- **Data segment**:
* begin *

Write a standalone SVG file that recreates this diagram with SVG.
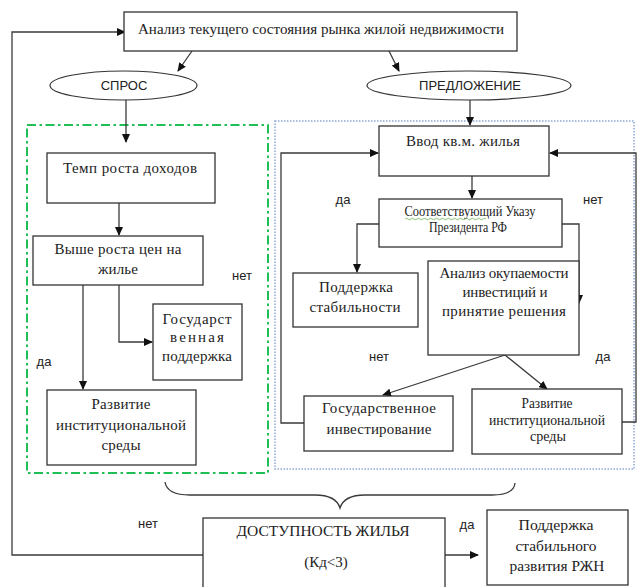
<svg xmlns="http://www.w3.org/2000/svg" width="638" height="587" viewBox="0 0 638 587">
<style>
.bx{fill:#fff;stroke:#333;stroke-width:1.3}
.el{fill:#fff;stroke:#333;stroke-width:1.2}
.s{font-size:15px;fill:#222;text-anchor:middle}
.s13{font-size:14px;fill:#222;text-anchor:middle}
.l{font-size:13px;fill:#222;text-anchor:middle}
.c{fill:none;stroke:#3a3a3a;stroke-width:1.3}
</style>
<defs>
<marker id="ar" markerWidth="9" markerHeight="8" refX="8" refY="4" orient="auto" markerUnits="userSpaceOnUse">
<path d="M0,0 L9,4 L0,8 Z" fill="#111"/>
</marker>
</defs>
<rect x="27" y="125" width="241" height="348" fill="none" stroke="#1fbf55" stroke-width="2" stroke-dasharray="9,3.5,2.5,3.5"/>
<rect x="275" y="121" width="359" height="348" fill="none" stroke="#8fa8d6" stroke-width="1.5" stroke-dasharray="1.5,1.5"/>
<g id="connectors">
<polyline class="c" points="203,555 12,555 12,32 125,32" marker-end="url(#ar)"/>
<line class="c" x1="192" y1="51" x2="178" y2="71" marker-end="url(#ar)"/>
<line class="c" x1="389" y1="51" x2="399" y2="71" marker-end="url(#ar)"/>
<line class="c" x1="126" y1="100" x2="126" y2="142" marker-end="url(#ar)"/>
<line class="c" x1="119" y1="203" x2="119" y2="235" marker-end="url(#ar)"/>
<line class="c" x1="83" y1="285" x2="83" y2="389" marker-end="url(#ar)"/>
<polyline class="c" points="119,285 119,342 152,342" marker-end="url(#ar)"/>
<line class="c" x1="470" y1="100" x2="470" y2="125" marker-end="url(#ar)"/>
<line class="c" x1="472" y1="176" x2="472" y2="198" marker-end="url(#ar)"/>
<polyline class="c" points="379,224 357,224 357,272" marker-end="url(#ar)"/>
<polyline class="c" points="562,224 579,224 579,303" marker-end="url(#ar)"/>
<line class="c" x1="505" y1="355" x2="383" y2="395" marker-end="url(#ar)"/>
<line class="c" x1="505" y1="355" x2="547" y2="389" marker-end="url(#ar)"/>
<polyline class="c" points="304,423 281,423 281,153 378,153" marker-end="url(#ar)"/>
<polyline class="c" points="622,422 636,422 636,153 550,153" marker-end="url(#ar)"/>
<line class="c" x1="445" y1="555" x2="478" y2="555" marker-end="url(#ar)"/>
<path class="c" d="M165,482 Q167,495 190,495 L315,495 Q336,495 340,508 Q344,495 365,495 L492,495 Q514,495 515,483"/>
</g>
<g font-family="Liberation Serif, DejaVu Serif, serif">
<g id="n-analysis"><rect class="bx" x="124" y="12" width="393" height="39"/><text class="s" x="321" y="34" textLength="366" lengthAdjust="spacingAndGlyphs">Анализ текущего состояния рынка жилой недвижимости</text></g>
<g id="n-temp"><rect class="bx" x="47" y="153" width="168" height="50"/><text class="s" x="130" y="173" textLength="134">Темп роста доходов</text></g>
<g id="n-vyshe"><rect class="bx" x="33" y="236" width="170" height="49"/><text class="s" x="118" y="254" textLength="127">Выше роста цен на</text><text class="s" x="118" y="274" textLength="40">жилье</text></g>
<g id="n-gos"><rect class="bx" x="153" y="304" width="89" height="76"/><text class="s" x="197" y="324" textLength="69">Государст</text><text class="s" x="197" y="342" textLength="54">венная</text><text class="s" x="197" y="361" textLength="70">поддержка</text></g>
<g id="n-razv-l"><rect class="bx" x="47" y="390" width="149" height="75"/><text class="s" x="121" y="409" textLength="59">Развитие</text><text class="s" x="121" y="430" textLength="130">институциональной</text><text class="s" x="121" y="450" textLength="39">среды</text></g>
<g id="n-vvod"><rect class="bx" x="379" y="126" width="170" height="50"/><text class="s" x="463" y="146" textLength="114">Ввод кв.м. жилья</text></g>
<g id="n-sootv"><rect class="bx" x="379" y="199" width="183" height="48"/><text class="s13" x="470" y="216" textLength="131" lengthAdjust="spacingAndGlyphs">Соответствующий Указу</text><text class="s13" x="468" y="232" textLength="78" lengthAdjust="spacingAndGlyphs">Президента РФ</text><path d="M405,219 q1.5,-1.5 3,0 t3,0 t3,0 t3,0 t3,0 t3,0 t3,0 t3,0 t3,0 t3,0 t3,0 t3,0 t3,0 t3,0 t3,0 t3,0 t3,0 t3,0 t3,0 t3,0 t3,0 t3,0 t3,0 t3,0 t3,0 t3,0 t3,0" fill="none" stroke="#6ab04c" stroke-width="0.8"/></g>
<g id="n-podd-stab"><rect class="bx" x="293" y="273" width="125" height="54"/><text class="s" x="356" y="292" textLength="74">Поддержка</text><text class="s" x="355" y="312" textLength="91">стабильности</text></g>
<g id="n-okup"><rect class="bx" x="428" y="261" width="151" height="94"/><text class="s" x="504" y="278" textLength="129">Анализ окупаемости</text><text class="s" x="505" y="297" textLength="85">инвестиций и</text><text class="s" x="504" y="316" textLength="124">принятие решения</text></g>
<g id="n-gos-inv"><rect class="bx" x="304" y="396" width="149" height="55"/><text class="s" x="379" y="413" textLength="114">Государственное</text><text class="s" x="379" y="434" textLength="105">инвестирование</text></g>
<g id="n-razv-r"><rect class="bx" x="472" y="389" width="150" height="65"/><text class="s13" x="547" y="408" textLength="51" lengthAdjust="spacingAndGlyphs">Развитие</text><text class="s13" x="547" y="425" textLength="116" lengthAdjust="spacingAndGlyphs">институциональной</text><text class="s13" x="548" y="441" textLength="36" lengthAdjust="spacingAndGlyphs">среды</text></g>
<g id="n-dost"><rect class="bx" x="203" y="518" width="242" height="75"/><text class="s" x="323" y="536" textLength="173" lengthAdjust="spacingAndGlyphs">ДОСТУПНОСТЬ ЖИЛЬЯ</text><text class="s" x="326" y="567">(Кд&lt;3)</text></g>
<g id="n-podd-rzhn"><rect class="bx" x="487" y="510" width="141" height="75"/><text class="s13" x="556" y="530" textLength="75" lengthAdjust="spacingAndGlyphs">Поддержка</text><text class="s13" x="556" y="551" textLength="81" lengthAdjust="spacingAndGlyphs">стабильного</text><text class="s13" x="557" y="571" textLength="95" lengthAdjust="spacingAndGlyphs">развития РЖН</text></g>
</g>
<g font-family="Liberation Sans, Arial, sans-serif">
<g id="n-spros"><ellipse class="el" cx="123.5" cy="85.5" rx="73.5" ry="14.5"/><text class="l" x="124" y="90" font-size="12">СПРОС</text></g>
<g id="n-predl"><ellipse class="el" cx="469" cy="85.5" rx="102" ry="14.5"/><text class="l" x="470" y="90" font-size="12">ПРЕДЛОЖЕНИЕ</text></g>
<g id="labels">
<text class="l" x="242" y="280">нет</text>
<text class="l" x="44" y="366">да</text>
<text class="l" x="343" y="204">да</text>
<text class="l" x="593" y="204">нет</text>
<text class="l" x="379" y="361">нет</text>
<text class="l" x="603" y="361">да</text>
<text class="l" x="148" y="528">нет</text>
<text class="l" x="467" y="529">да</text>
</g>
</g>
</svg>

* end *

- **Task objective**: Every line is to be duplicated exactly, though pictures stay out.

- **Solution to this problem**:
Write a standalone SVG file that recreates this diagram with SVG.
<svg xmlns="http://www.w3.org/2000/svg" width="638" height="587" viewBox="0 0 638 587">
<style>
.bx{fill:#fff;stroke:#333;stroke-width:1.3}
.el{fill:#fff;stroke:#333;stroke-width:1.2}
.s{font-size:15px;fill:#222;text-anchor:middle}
.s13{font-size:14px;fill:#222;text-anchor:middle}
.l{font-size:13px;fill:#222;text-anchor:middle}
.c{fill:none;stroke:#3a3a3a;stroke-width:1.3}
</style>
<defs>
<marker id="ar" markerWidth="9" markerHeight="8" refX="8" refY="4" orient="auto" markerUnits="userSpaceOnUse">
<path d="M0,0 L9,4 L0,8 Z" fill="#111"/>
</marker>
</defs>
<rect x="27" y="125" width="241" height="348" fill="none" stroke="#1fbf55" stroke-width="2" stroke-dasharray="9,3.5,2.5,3.5"/>
<rect x="275" y="121" width="359" height="348" fill="none" stroke="#8fa8d6" stroke-width="1.5" stroke-dasharray="1.5,1.5"/>
<g id="connectors">
<polyline class="c" points="203,555 12,555 12,32 125,32" marker-end="url(#ar)"/>
<line class="c" x1="192" y1="51" x2="178" y2="71" marker-end="url(#ar)"/>
<line class="c" x1="389" y1="51" x2="399" y2="71" marker-end="url(#ar)"/>
<line class="c" x1="126" y1="100" x2="126" y2="142" marker-end="url(#ar)"/>
<line class="c" x1="119" y1="203" x2="119" y2="235" marker-end="url(#ar)"/>
<line class="c" x1="83" y1="285" x2="83" y2="389" marker-end="url(#ar)"/>
<polyline class="c" points="119,285 119,342 152,342" marker-end="url(#ar)"/>
<line class="c" x1="470" y1="100" x2="470" y2="125" marker-end="url(#ar)"/>
<line class="c" x1="472" y1="176" x2="472" y2="198" marker-end="url(#ar)"/>
<polyline class="c" points="379,224 357,224 357,272" marker-end="url(#ar)"/>
<polyline class="c" points="562,224 579,224 579,303" marker-end="url(#ar)"/>
<line class="c" x1="505" y1="355" x2="383" y2="395" marker-end="url(#ar)"/>
<line class="c" x1="505" y1="355" x2="547" y2="389" marker-end="url(#ar)"/>
<polyline class="c" points="304,423 281,423 281,153 378,153" marker-end="url(#ar)"/>
<polyline class="c" points="622,422 636,422 636,153 550,153" marker-end="url(#ar)"/>
<line class="c" x1="445" y1="555" x2="478" y2="555" marker-end="url(#ar)"/>
<path class="c" d="M165,482 Q167,495 190,495 L315,495 Q336,495 340,508 Q344,495 365,495 L492,495 Q514,495 515,483"/>
</g>
<g font-family="Liberation Serif, DejaVu Serif, serif">
<g id="n-analysis"><rect class="bx" x="124" y="12" width="393" height="39"/><text class="s" x="321" y="34" textLength="366" lengthAdjust="spacingAndGlyphs">Анализ текущего состояния рынка жилой недвижимости</text></g>
<g id="n-temp"><rect class="bx" x="47" y="153" width="168" height="50"/><text class="s" x="130" y="173" textLength="134">Темп роста доходов</text></g>
<g id="n-vyshe"><rect class="bx" x="33" y="236" width="170" height="49"/><text class="s" x="118" y="254" textLength="127">Выше роста цен на</text><text class="s" x="118" y="274" textLength="40">жилье</text></g>
<g id="n-gos"><rect class="bx" x="153" y="304" width="89" height="76"/><text class="s" x="197" y="324" textLength="69">Государст</text><text class="s" x="197" y="342" textLength="54">венная</text><text class="s" x="197" y="361" textLength="70">поддержка</text></g>
<g id="n-razv-l"><rect class="bx" x="47" y="390" width="149" height="75"/><text class="s" x="121" y="409" textLength="59">Развитие</text><text class="s" x="121" y="430" textLength="130">институциональной</text><text class="s" x="121" y="450" textLength="39">среды</text></g>
<g id="n-vvod"><rect class="bx" x="379" y="126" width="170" height="50"/><text class="s" x="463" y="146" textLength="114">Ввод кв.м. жилья</text></g>
<g id="n-sootv"><rect class="bx" x="379" y="199" width="183" height="48"/><text class="s13" x="470" y="216" textLength="131" lengthAdjust="spacingAndGlyphs">Соответствующий Указу</text><text class="s13" x="468" y="232" textLength="78" lengthAdjust="spacingAndGlyphs">Президента РФ</text><path d="M405,219 q1.5,-1.5 3,0 t3,0 t3,0 t3,0 t3,0 t3,0 t3,0 t3,0 t3,0 t3,0 t3,0 t3,0 t3,0 t3,0 t3,0 t3,0 t3,0 t3,0 t3,0 t3,0 t3,0 t3,0 t3,0 t3,0 t3,0 t3,0 t3,0" fill="none" stroke="#6ab04c" stroke-width="0.8"/></g>
<g id="n-podd-stab"><rect class="bx" x="293" y="273" width="125" height="54"/><text class="s" x="356" y="292" textLength="74">Поддержка</text><text class="s" x="355" y="312" textLength="91">стабильности</text></g>
<g id="n-okup"><rect class="bx" x="428" y="261" width="151" height="94"/><text class="s" x="504" y="278" textLength="129">Анализ окупаемости</text><text class="s" x="505" y="297" textLength="85">инвестиций и</text><text class="s" x="504" y="316" textLength="124">принятие решения</text></g>
<g id="n-gos-inv"><rect class="bx" x="304" y="396" width="149" height="55"/><text class="s" x="379" y="413" textLength="114">Государственное</text><text class="s" x="379" y="434" textLength="105">инвестирование</text></g>
<g id="n-razv-r"><rect class="bx" x="472" y="389" width="150" height="65"/><text class="s13" x="547" y="408" textLength="51" lengthAdjust="spacingAndGlyphs">Развитие</text><text class="s13" x="547" y="425" textLength="116" lengthAdjust="spacingAndGlyphs">институциональной</text><text class="s13" x="548" y="441" textLength="36" lengthAdjust="spacingAndGlyphs">среды</text></g>
<g id="n-dost"><rect class="bx" x="203" y="518" width="242" height="75"/><text class="s" x="323" y="536" textLength="173" lengthAdjust="spacingAndGlyphs">ДОСТУПНОСТЬ ЖИЛЬЯ</text><text class="s" x="326" y="567">(Кд&lt;3)</text></g>
<g id="n-podd-rzhn"><rect class="bx" x="487" y="510" width="141" height="75"/><text class="s13" x="556" y="530" textLength="75" lengthAdjust="spacingAndGlyphs">Поддержка</text><text class="s13" x="556" y="551" textLength="81" lengthAdjust="spacingAndGlyphs">стабильного</text><text class="s13" x="557" y="571" textLength="95" lengthAdjust="spacingAndGlyphs">развития РЖН</text></g>
</g>
<g font-family="Liberation Sans, Arial, sans-serif">
<g id="n-spros"><ellipse class="el" cx="123.5" cy="85.5" rx="73.5" ry="14.5"/><text class="l" x="124" y="90" font-size="12">СПРОС</text></g>
<g id="n-predl"><ellipse class="el" cx="469" cy="85.5" rx="102" ry="14.5"/><text class="l" x="470" y="90" font-size="12">ПРЕДЛОЖЕНИЕ</text></g>
<g id="labels">
<text class="l" x="242" y="280">нет</text>
<text class="l" x="44" y="366">да</text>
<text class="l" x="343" y="204">да</text>
<text class="l" x="593" y="204">нет</text>
<text class="l" x="379" y="361">нет</text>
<text class="l" x="603" y="361">да</text>
<text class="l" x="148" y="528">нет</text>
<text class="l" x="467" y="529">да</text>
</g>
</g>
</svg>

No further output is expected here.